A $32 million public-private bank — where California researchers collect stem cells and scientists from around the world can make withdrawals — officially opened Tuesday with the aim of accelerating the use of engineered stem cells to tackle a wide range of diseases.
The bank, funded by the California Institute for Regenerative Medicine and located at Novato’s Buck Institute for Research on Aging, already is making 300 induced pluripotent stem cell lines available to researchers studying heart, lung, liver and blinding eye diseases as well as epilepsy, autism, cerebral palsy and Alzheimer’s Disease.
Officials at San Francisco-based CIRM, which is the state’s stem cell research funding agency, said the bank is the largest in the world, based on the number of donors, and will have 750 cell lines by February. But it also is a big win for CIRM as critics push the agency to show some bang from the more than $2 billion it has spent since California voters in 2004 approved selling $3 billion in bonds for stem cell research.
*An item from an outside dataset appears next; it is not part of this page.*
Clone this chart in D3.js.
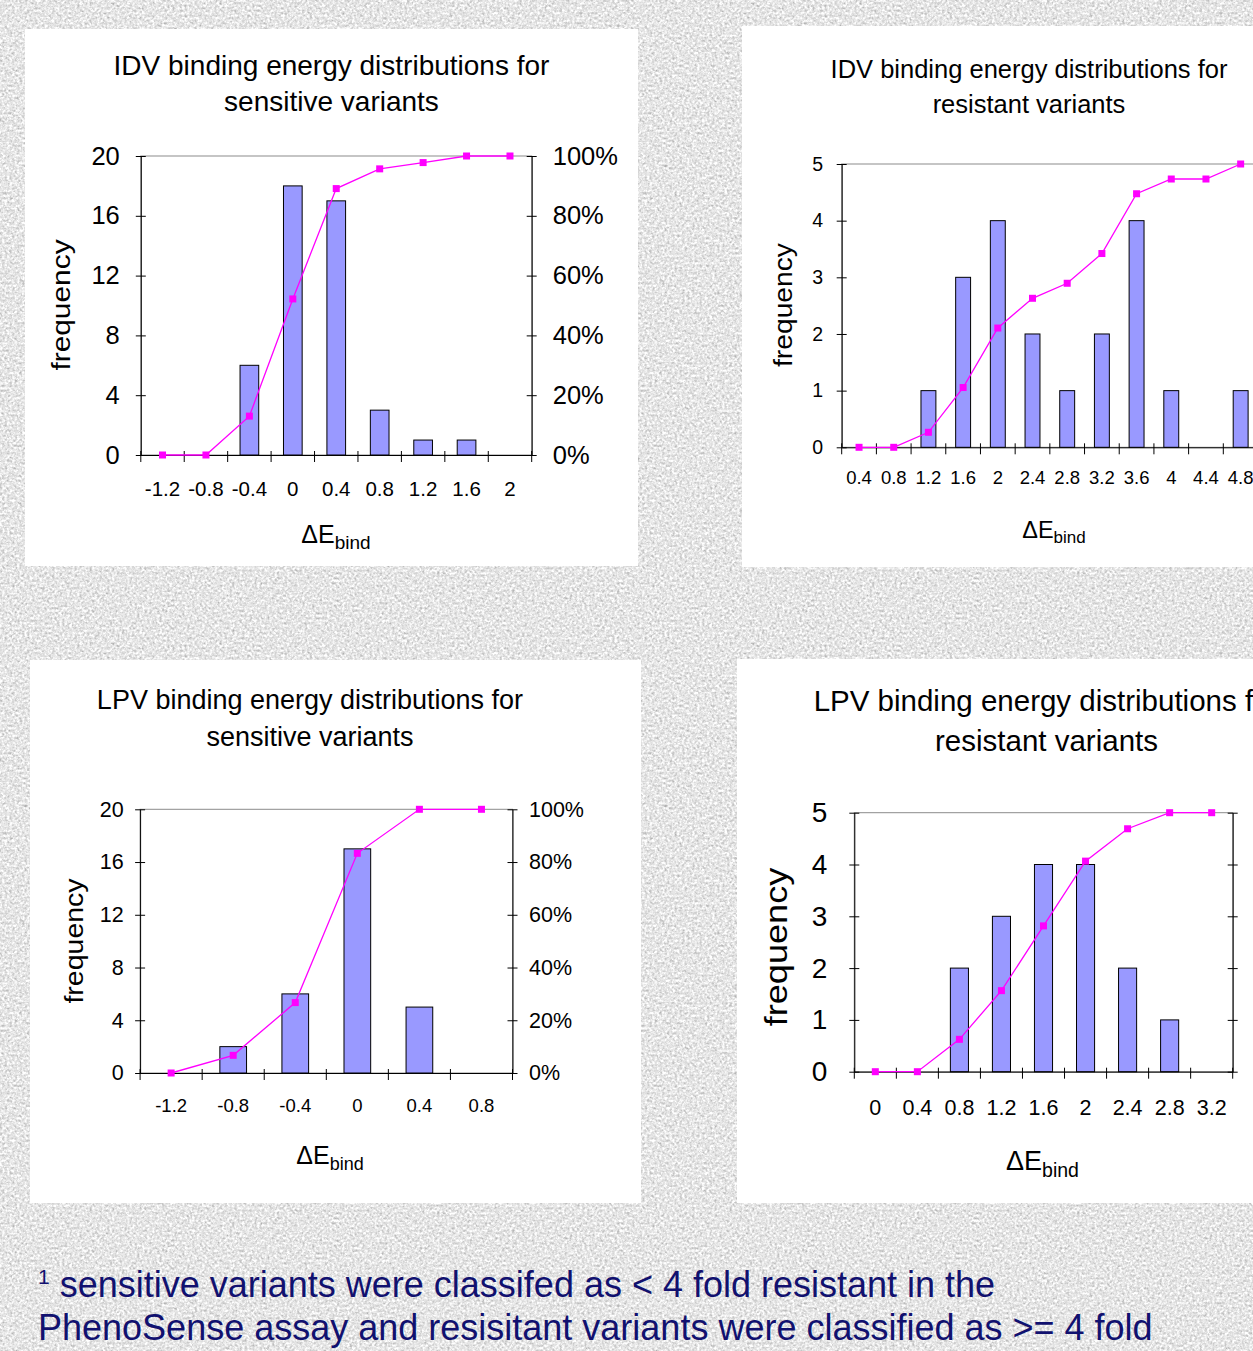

CIRM in March 2013 approved spending $32 million to create the bank of induced pluripotent stem cells, which are “mature” cells, such as the skin, that are manipulated to return to their embryonic state. At that point, the bank can coax the cells back to a mature state but as heart, liver, skin or any other organ.

The process — with major contributions from Nobel Prize winner Shinya Yamanaka of Kyoto University, the Gladstone Institutes and the University of California, San Francisco — means that a researcher isn’t required to get true embryonic stem cells from the brain of an autism patient, for example, and can instead get skin cells that can be turned into brain cells.

Some of the collected cells will be from people with a specific condition, so researchers will have cells with the same genetic makeup as people with the disease. Other cells will be from healthy people, which will give bank operators a control group to compare healthy and disease-affected cells.
Half of CIRM’s money went to Cellular Dynamics International Inc. — a Madison, Wisc.-based cell manufacturer that was co-founded by stem cell pioneer Jamie Thomson and is a unit of Fujifilm Holdings Corp. (TYO: 4901) — which turns the cells into different cell lines. Some $10 million went to Coriell Institute for Medical Research, which stores the cell lines at the Buck Institute and distributes them to researchers worldwide.

The remaining $6 million is earmarked for clinicians at seven California sites, including Stanford University and UCSF, who collect skin or blood samples from consenting patients during office visits.
There is a cost for the cells, said CIRM spokesman Kevin McCormack, that depends on the number of cells ordered and whether a researcher is from academia, a nonprofit or a for-profit company.

“We believe the bank will be an extraordinarily important resource in helping advance the use of stem cell tools for the study of diseases and finding new ways to treat them,” said Jonathan Thomas, chair of CIRM’s governing board, in a press release.